Plan to move or refinance in a few years?

Adjustable-Rate Mortgages:

  • Assist borrowers in obtaining a larger loan amount This is possible because qualifications are at the lower interest rate.
  • Save money in the early years Lower initial interest rate than a traditional fixed-rate loan
  • Have a variety of adjustment periods

Best for people who:

  • Need extra borrowing power
  • Want to save money in the first few years
  • Plan to move or refinance in a few years
  • Are purchasing or refinancing at a time when interest rates are comparatively high

Adjustable-Rate Mortgages (also called ARMs) feature an interest rate that periodically adjusts with changing market rates.
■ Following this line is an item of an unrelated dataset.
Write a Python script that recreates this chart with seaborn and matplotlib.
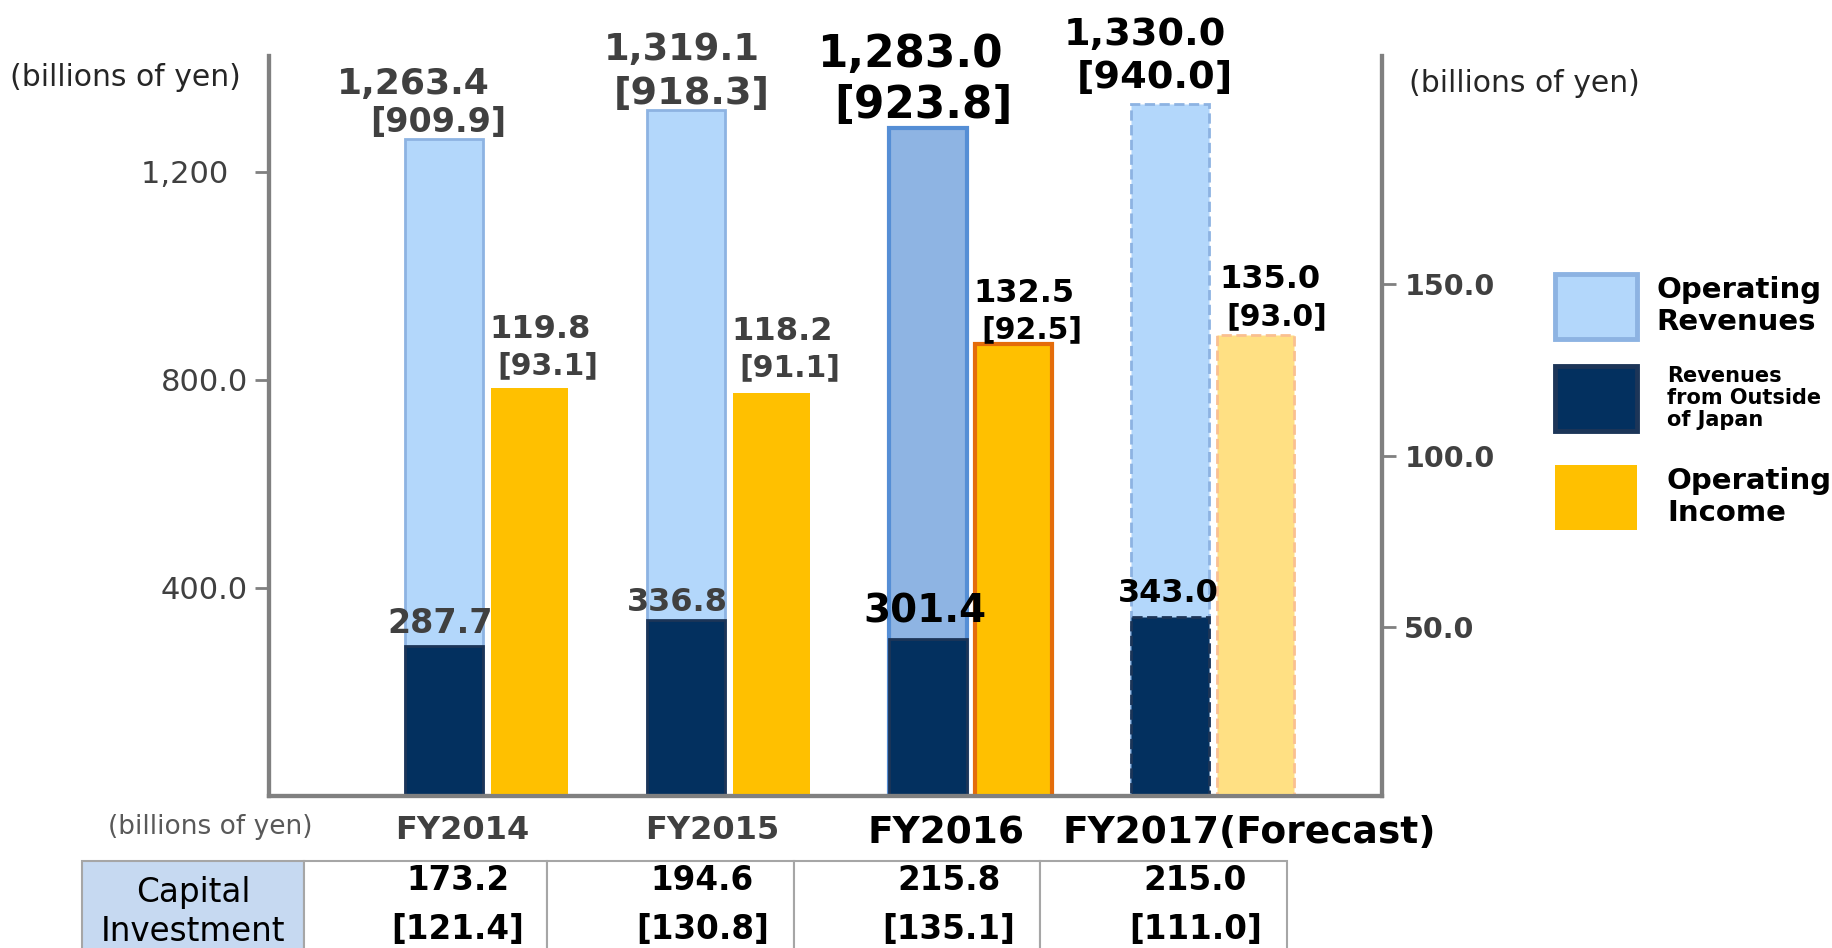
import numpy as np
import matplotlib
matplotlib.use("Agg")
import matplotlib.pyplot as plt
import seaborn as sns
from matplotlib.patches import Rectangle

# Data (billions of yen)
years = ["FY2014", "FY2015", "FY2016", "FY2017(Forecast)"]
revenues = [1263.4, 1319.1, 1283.0, 1330.0]
revenues_sub = [909.9, 918.3, 923.8, 940.0]
outside = [287.7, 336.8, 301.4, 343.0]
income = [119.8, 118.2, 132.5, 135.0]
income_sub = [93.1, 91.1, 92.5, 93.0]
capex = [173.2, 194.6, 215.8, 215.0]
capex_sub = [121.4, 130.8, 135.1, 111.0]
left_ticks = [400, 800, 1200]
left_ticklabels = ["400.0", "800.0", "1,200  "]
right_ticks = [50, 100, 150]
right_ticklabels = ["50.0", "100.0", "150.0"]

W, H = 1832, 948

def fx(px):
    return px / W

def fy(py):
    return 1 - py / H

sns.set_style("white")
plt.rcParams['font.family'] = ['DejaVu Sans']

fig = plt.figure(figsize=(W / 100, H / 100), dpi=100)
ax = fig.add_axes([0.1468, 0.1608, 0.6076, 0.780])
ax2 = ax.twinx()

x = np.arange(len(years))
bar_w = 0.32
off = 0.176


def draw_bars(axis, xs, vals, color):
    n0 = len(axis.patches)
    sns.barplot(x=xs, y=vals, native_scale=True, width=bar_w, color=color,
                saturation=1, errorbar=None, ax=axis)
    return axis.patches[n0:]


# per-year styling (FY2016 is highlighted, FY2017 is a forecast)
rev_face = ["#b3d7fb", "#b3d7fb", "#8eb4e3", "#b3d7fb"]
rev_edge = ["#8db3e2", "#8db3e2", "#558ed5", "#8db3e2"]
ls = ["-", "-", "-", "--"]
rev_lw = [2, 2, 3, 2]
inc_face = ["#ffc000", "#ffc000", "#ffc000", "#ffe083"]
inc_edge = ["none", "none", "#e46c0a", "#fac090"]
inc_lw = [0, 0, 3, 2]
txt_col = ["#404040", "#404040", "black", "black"]

rev_bars = draw_bars(ax, x - off, revenues, rev_face[0])
for p, fc, ec, s, lw in zip(rev_bars, rev_face, rev_edge, ls, rev_lw):
    p.set_facecolor(fc)
    p.set_edgecolor(ec)
    p.set_linestyle(s)
    p.set_linewidth(lw)

out_bars = draw_bars(ax, x - off, outside, "#03305f")
for p, s in zip(out_bars, ls):
    p.set_edgecolor("#1c3558")
    p.set_linestyle(s)
    p.set_linewidth(2)

inc_bars = draw_bars(ax2, x + off, income, inc_face[0])
for p, fc, ec, s, lw in zip(inc_bars, inc_face, inc_edge, ls, inc_lw):
    p.set_facecolor(fc)
    p.set_edgecolor(ec)
    p.set_linestyle(s)
    p.set_linewidth(lw)

ax.set_xlim(-0.9, 3.7)
ax2.set_xlim(-0.9, 3.7)
ax.set_ylim(0, 1422)
ax2.set_ylim(1.0, 216.3)

# label layout (offsets in points from the bar top)
top_main_size = [26, 26.5, 31.5, 27.5]
top_sub_size = [24, 27.5, 31.5, 27.5]
top_main_off = [(-22, 39.5), (-3, 43.5), (-13, 53.5), (-18, 49.5)]
top_sub_off = [(-4, 11.5), (4, 11.5), (-3, 16.5), (-11, 18.5)]
out_size = [24, 23, 28, 23]
out_off = [(-3, 16), (-6, 13), (-2, 20), (-1, 17)]
inc_main_off = [(-1, 41.5), (-1, 44.5), (-1, 36.5), (2, 40.5)]
inc_sub_off = [(5, 15.5), (5, 18.5), (5, 10.5), (7, 13.5)]

for i in range(len(years)):
    xc = x[i] - off
    bold = dict(fontweight="bold", color=txt_col[i], va="center",
                textcoords="offset points", zorder=10)
    ax.annotate(f"[{revenues_sub[i]:.1f}]", xy=(xc, revenues[i]), xytext=top_sub_off[i],
                ha="center", fontsize=top_sub_size[i], **bold)
    ax.annotate(f"{revenues[i]:,.1f}", xy=(xc, revenues[i]), xytext=top_main_off[i],
                ha="center", fontsize=top_main_size[i], **bold)
    # drawn on the twin axes so the text sits above the income bars
    ax2.annotate(f"{outside[i]:.1f}", xy=(xc, outside[i]), xycoords=ax.transData,
                 xytext=out_off[i], ha="center", fontsize=out_size[i], **bold)
    xl = x[i] + off - bar_w / 2
    ax2.annotate(f"[{income_sub[i]:.1f}]", xy=(xl, income[i]), xytext=inc_sub_off[i],
                 ha="left", fontsize=21.5, **bold)
    ax2.annotate(f"{income[i]:.1f}", xy=(xl, income[i]), xytext=inc_main_off[i],
                 ha="left", fontsize=23, **bold)

# axes styling
spine_col = "#808080"
for a in (ax, ax2):
    for side in ("left", "right", "bottom"):
        a.spines[side].set_color(spine_col)
        a.spines[side].set_linewidth(3)
    a.spines["top"].set_visible(False)
    a.set_xlabel("")
    a.set_ylabel("")

ax.set_yticks(left_ticks)
ax.set_yticklabels(left_ticklabels)
ax.tick_params(axis="y", length=10, width=2, color=spine_col, pad=5,
               labelsize=22, labelcolor="#404040")
ax2.set_yticks(right_ticks)
ax2.set_yticklabels(right_ticklabels, fontweight="bold")
ax2.tick_params(axis="y", length=10, width=2, color=spine_col, pad=6,
                labelsize=20.5, labelcolor="#404040")

tick_shift = [-0.1, -0.07, -0.1, 0.15]
ax.set_xticks(x + np.array(tick_shift))
ax.set_xticklabels(years)
ax.tick_params(axis="x", length=0, pad=14)
ax2.tick_params(axis="x", length=0)
xt_size = [23, 23, 27, 27]
for lab, c, s in zip(ax.get_xticklabels(), txt_col, xt_size):
    lab.set_fontsize(s)
    lab.set_fontweight("bold")
    lab.set_color(c)

# unit labels
unit_kw = dict(fontsize=21.5, color="#262626", ha="center", va="center")
fig.text(fx(125), fy(77), "(billions of yen)", **unit_kw)
fig.text(fx(1524), fy(84), "(billions of yen)", **unit_kw)
fig.text(fx(210), fy(827), "(billions of yen)", fontsize=19, color="#595959",
         ha="center", va="center")

# legend
legend_items = [
    ("#b3d7fb", "#8db3e2", "Operating\nRevenues", 21, 274, 1656),
    ("#03305f", "#1c3558", "Revenues\nfrom Outside\nof Japan", 15, 366, 1667),
    ("#ffc000", "none", "Operating\nIncome", 21, 465, 1667),
]
for fc, ec, label, size, top, tx in legend_items:
    fig.add_artist(Rectangle((fx(1555), fy(top + 65)), fx(82), 65 / H,
                             facecolor=fc, edgecolor=ec, linewidth=3.5,
                             transform=fig.transFigure))
    fig.text(fx(tx), fy(top + 32), label, fontsize=size, fontweight="bold",
             color="black", ha="left", va="center", linespacing=1.15)

# capital investment table
col_edges = [82, 304, 547, 794, 1040, 1287]
t_top, t_bot = 861, 960
fig.add_artist(Rectangle((fx(col_edges[0]), fy(t_bot)), fx(col_edges[1] - col_edges[0]),
                         (t_bot - t_top) / H, facecolor="#c6d9f1", edgecolor="#a6a6a6",
                         linewidth=1.5, transform=fig.transFigure))
for i in range(1, len(col_edges) - 1):
    fig.add_artist(Rectangle((fx(col_edges[i]), fy(t_bot)), fx(col_edges[i + 1] - col_edges[i]),
                             (t_bot - t_top) / H, facecolor="white", edgecolor="#a6a6a6",
                             linewidth=1.5, transform=fig.transFigure))
fig.text(fx((col_edges[0] + col_edges[1]) / 2), fy(912), "Capital\nInvestment",
         fontsize=23.5, color="black", ha="center", va="center", linespacing=1.25)
for i in range(len(years)):
    cx = (col_edges[i + 1] + col_edges[i + 2]) / 2 + 32
    fig.text(fx(cx), fy(881), f"{capex[i]:.1f}", fontsize=23.5, fontweight="bold",
             color="black", ha="center", va="center")
    fig.text(fx(cx), fy(930), f"[{capex_sub[i]:.1f}]", fontsize=23.5, fontweight="bold",
             color="black", ha="center", va="center")

fig.savefig("out.png", dpi=100)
ARMs are available in government, conforming and jumbo loan amounts. The ARM allows you to take advantage of lower interest rates in a falling rate environment, and you'll benefit from lower monthly payments. The initial interest rate on an ARM is usually lower than the lifetime interest rate on a fixed-rate mortgage (FRM). ARM interest rates and the degree to which they fluctuate at the end of every adjustment period, are determined by:

Index: Published economic indices such as U.S. Treasury Securities or London Inter-Bank Offered Rate (LIBOR) that are used to direct the adjustment.

Margin: A fixed percentage (usually two to three percent) that is added to the index at each adjustment period

Rate Cap: Typically the maximum amount your rate can increase or decrease per adjustment period (2%) and over the life of the loan (6%). This protects you in case of volatile market swings.